> _Recorded information_:

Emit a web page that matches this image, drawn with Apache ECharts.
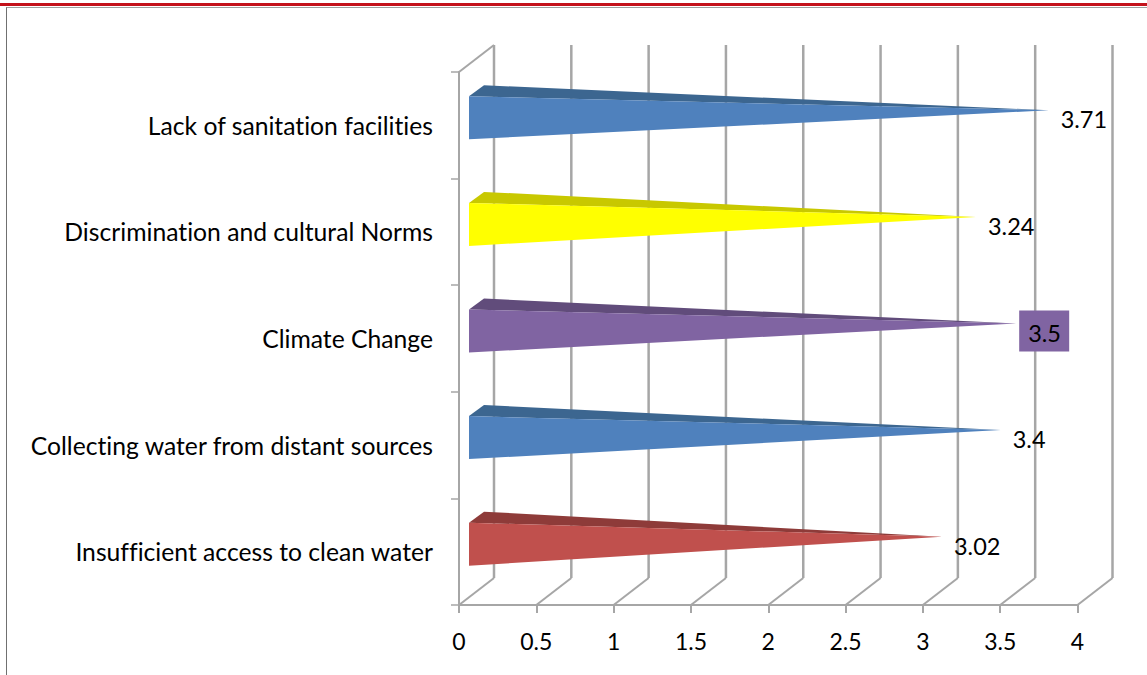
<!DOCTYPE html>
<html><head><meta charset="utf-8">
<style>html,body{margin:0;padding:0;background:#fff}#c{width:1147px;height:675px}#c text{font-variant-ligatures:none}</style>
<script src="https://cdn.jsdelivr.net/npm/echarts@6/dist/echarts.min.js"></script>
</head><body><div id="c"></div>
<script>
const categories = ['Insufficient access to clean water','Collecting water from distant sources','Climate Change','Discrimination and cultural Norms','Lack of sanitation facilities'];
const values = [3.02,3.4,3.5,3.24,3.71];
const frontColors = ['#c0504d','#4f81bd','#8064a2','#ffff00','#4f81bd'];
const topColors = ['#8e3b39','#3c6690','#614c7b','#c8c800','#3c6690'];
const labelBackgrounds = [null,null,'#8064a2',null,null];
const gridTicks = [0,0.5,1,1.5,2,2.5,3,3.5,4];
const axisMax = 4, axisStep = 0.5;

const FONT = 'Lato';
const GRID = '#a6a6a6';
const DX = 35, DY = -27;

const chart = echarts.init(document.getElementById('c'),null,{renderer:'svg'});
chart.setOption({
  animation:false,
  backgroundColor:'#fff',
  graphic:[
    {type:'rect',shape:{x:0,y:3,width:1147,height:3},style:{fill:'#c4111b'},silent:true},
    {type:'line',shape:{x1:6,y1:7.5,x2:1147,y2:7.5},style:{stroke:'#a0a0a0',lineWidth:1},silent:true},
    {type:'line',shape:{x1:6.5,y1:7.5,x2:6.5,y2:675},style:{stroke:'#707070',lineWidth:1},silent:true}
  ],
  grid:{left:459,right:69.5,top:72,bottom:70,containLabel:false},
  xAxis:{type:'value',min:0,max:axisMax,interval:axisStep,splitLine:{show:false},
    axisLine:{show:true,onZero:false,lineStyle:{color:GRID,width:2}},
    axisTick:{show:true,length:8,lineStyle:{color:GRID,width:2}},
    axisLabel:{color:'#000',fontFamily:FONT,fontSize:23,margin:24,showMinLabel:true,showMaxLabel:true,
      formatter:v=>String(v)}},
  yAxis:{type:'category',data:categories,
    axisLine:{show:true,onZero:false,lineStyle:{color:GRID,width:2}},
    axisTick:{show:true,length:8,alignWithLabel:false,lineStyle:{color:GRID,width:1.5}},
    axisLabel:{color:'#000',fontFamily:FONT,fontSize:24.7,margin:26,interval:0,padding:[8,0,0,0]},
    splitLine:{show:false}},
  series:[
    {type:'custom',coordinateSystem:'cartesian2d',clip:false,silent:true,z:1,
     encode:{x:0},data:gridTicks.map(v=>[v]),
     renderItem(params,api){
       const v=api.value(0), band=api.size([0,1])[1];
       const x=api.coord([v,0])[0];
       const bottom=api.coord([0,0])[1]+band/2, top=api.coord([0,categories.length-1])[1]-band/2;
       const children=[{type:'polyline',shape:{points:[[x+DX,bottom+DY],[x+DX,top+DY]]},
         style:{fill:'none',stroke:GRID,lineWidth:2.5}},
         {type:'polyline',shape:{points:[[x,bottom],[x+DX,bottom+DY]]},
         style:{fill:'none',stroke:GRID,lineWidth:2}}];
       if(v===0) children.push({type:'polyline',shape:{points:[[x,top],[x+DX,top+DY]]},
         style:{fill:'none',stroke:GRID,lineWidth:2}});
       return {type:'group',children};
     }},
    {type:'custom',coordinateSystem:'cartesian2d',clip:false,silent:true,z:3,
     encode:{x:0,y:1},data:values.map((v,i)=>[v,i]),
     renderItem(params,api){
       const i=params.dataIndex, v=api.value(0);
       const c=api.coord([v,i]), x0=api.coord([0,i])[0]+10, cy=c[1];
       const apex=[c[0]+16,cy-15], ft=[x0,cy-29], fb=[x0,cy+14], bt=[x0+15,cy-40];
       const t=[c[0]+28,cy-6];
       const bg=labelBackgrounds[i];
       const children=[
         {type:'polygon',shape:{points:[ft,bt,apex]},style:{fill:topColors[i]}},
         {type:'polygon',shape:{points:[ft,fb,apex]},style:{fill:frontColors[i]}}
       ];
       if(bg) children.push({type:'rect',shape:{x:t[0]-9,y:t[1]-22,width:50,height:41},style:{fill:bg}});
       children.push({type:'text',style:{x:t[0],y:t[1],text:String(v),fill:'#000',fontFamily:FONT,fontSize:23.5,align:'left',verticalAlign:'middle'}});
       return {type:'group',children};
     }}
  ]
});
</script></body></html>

> _Written request_: Every line above should be returned exactly; the pictures stay out.

> _Final result_:
Emit a web page that matches this image, drawn with Apache ECharts.
<!DOCTYPE html>
<html><head><meta charset="utf-8">
<style>html,body{margin:0;padding:0;background:#fff}#c{width:1147px;height:675px}#c text{font-variant-ligatures:none}</style>
<script src="https://cdn.jsdelivr.net/npm/echarts@6/dist/echarts.min.js"></script>
</head><body><div id="c"></div>
<script>
const categories = ['Insufficient access to clean water','Collecting water from distant sources','Climate Change','Discrimination and cultural Norms','Lack of sanitation facilities'];
const values = [3.02,3.4,3.5,3.24,3.71];
const frontColors = ['#c0504d','#4f81bd','#8064a2','#ffff00','#4f81bd'];
const topColors = ['#8e3b39','#3c6690','#614c7b','#c8c800','#3c6690'];
const labelBackgrounds = [null,null,'#8064a2',null,null];
const gridTicks = [0,0.5,1,1.5,2,2.5,3,3.5,4];
const axisMax = 4, axisStep = 0.5;

const FONT = 'Lato';
const GRID = '#a6a6a6';
const DX = 35, DY = -27;

const chart = echarts.init(document.getElementById('c'),null,{renderer:'svg'});
chart.setOption({
  animation:false,
  backgroundColor:'#fff',
  graphic:[
    {type:'rect',shape:{x:0,y:3,width:1147,height:3},style:{fill:'#c4111b'},silent:true},
    {type:'line',shape:{x1:6,y1:7.5,x2:1147,y2:7.5},style:{stroke:'#a0a0a0',lineWidth:1},silent:true},
    {type:'line',shape:{x1:6.5,y1:7.5,x2:6.5,y2:675},style:{stroke:'#707070',lineWidth:1},silent:true}
  ],
  grid:{left:459,right:69.5,top:72,bottom:70,containLabel:false},
  xAxis:{type:'value',min:0,max:axisMax,interval:axisStep,splitLine:{show:false},
    axisLine:{show:true,onZero:false,lineStyle:{color:GRID,width:2}},
    axisTick:{show:true,length:8,lineStyle:{color:GRID,width:2}},
    axisLabel:{color:'#000',fontFamily:FONT,fontSize:23,margin:24,showMinLabel:true,showMaxLabel:true,
      formatter:v=>String(v)}},
  yAxis:{type:'category',data:categories,
    axisLine:{show:true,onZero:false,lineStyle:{color:GRID,width:2}},
    axisTick:{show:true,length:8,alignWithLabel:false,lineStyle:{color:GRID,width:1.5}},
    axisLabel:{color:'#000',fontFamily:FONT,fontSize:24.7,margin:26,interval:0,padding:[8,0,0,0]},
    splitLine:{show:false}},
  series:[
    {type:'custom',coordinateSystem:'cartesian2d',clip:false,silent:true,z:1,
     encode:{x:0},data:gridTicks.map(v=>[v]),
     renderItem(params,api){
       const v=api.value(0), band=api.size([0,1])[1];
       const x=api.coord([v,0])[0];
       const bottom=api.coord([0,0])[1]+band/2, top=api.coord([0,categories.length-1])[1]-band/2;
       const children=[{type:'polyline',shape:{points:[[x+DX,bottom+DY],[x+DX,top+DY]]},
         style:{fill:'none',stroke:GRID,lineWidth:2.5}},
         {type:'polyline',shape:{points:[[x,bottom],[x+DX,bottom+DY]]},
         style:{fill:'none',stroke:GRID,lineWidth:2}}];
       if(v===0) children.push({type:'polyline',shape:{points:[[x,top],[x+DX,top+DY]]},
         style:{fill:'none',stroke:GRID,lineWidth:2}});
       return {type:'group',children};
     }},
    {type:'custom',coordinateSystem:'cartesian2d',clip:false,silent:true,z:3,
     encode:{x:0,y:1},data:values.map((v,i)=>[v,i]),
     renderItem(params,api){
       const i=params.dataIndex, v=api.value(0);
       const c=api.coord([v,i]), x0=api.coord([0,i])[0]+10, cy=c[1];
       const apex=[c[0]+16,cy-15], ft=[x0,cy-29], fb=[x0,cy+14], bt=[x0+15,cy-40];
       const t=[c[0]+28,cy-6];
       const bg=labelBackgrounds[i];
       const children=[
         {type:'polygon',shape:{points:[ft,bt,apex]},style:{fill:topColors[i]}},
         {type:'polygon',shape:{points:[ft,fb,apex]},style:{fill:frontColors[i]}}
       ];
       if(bg) children.push({type:'rect',shape:{x:t[0]-9,y:t[1]-22,width:50,height:41},style:{fill:bg}});
       children.push({type:'text',style:{x:t[0],y:t[1],text:String(v),fill:'#000',fontFamily:FONT,fontSize:23.5,align:'left',verticalAlign:'middle'}});
       return {type:'group',children};
     }}
  ]
});
</script></body></html>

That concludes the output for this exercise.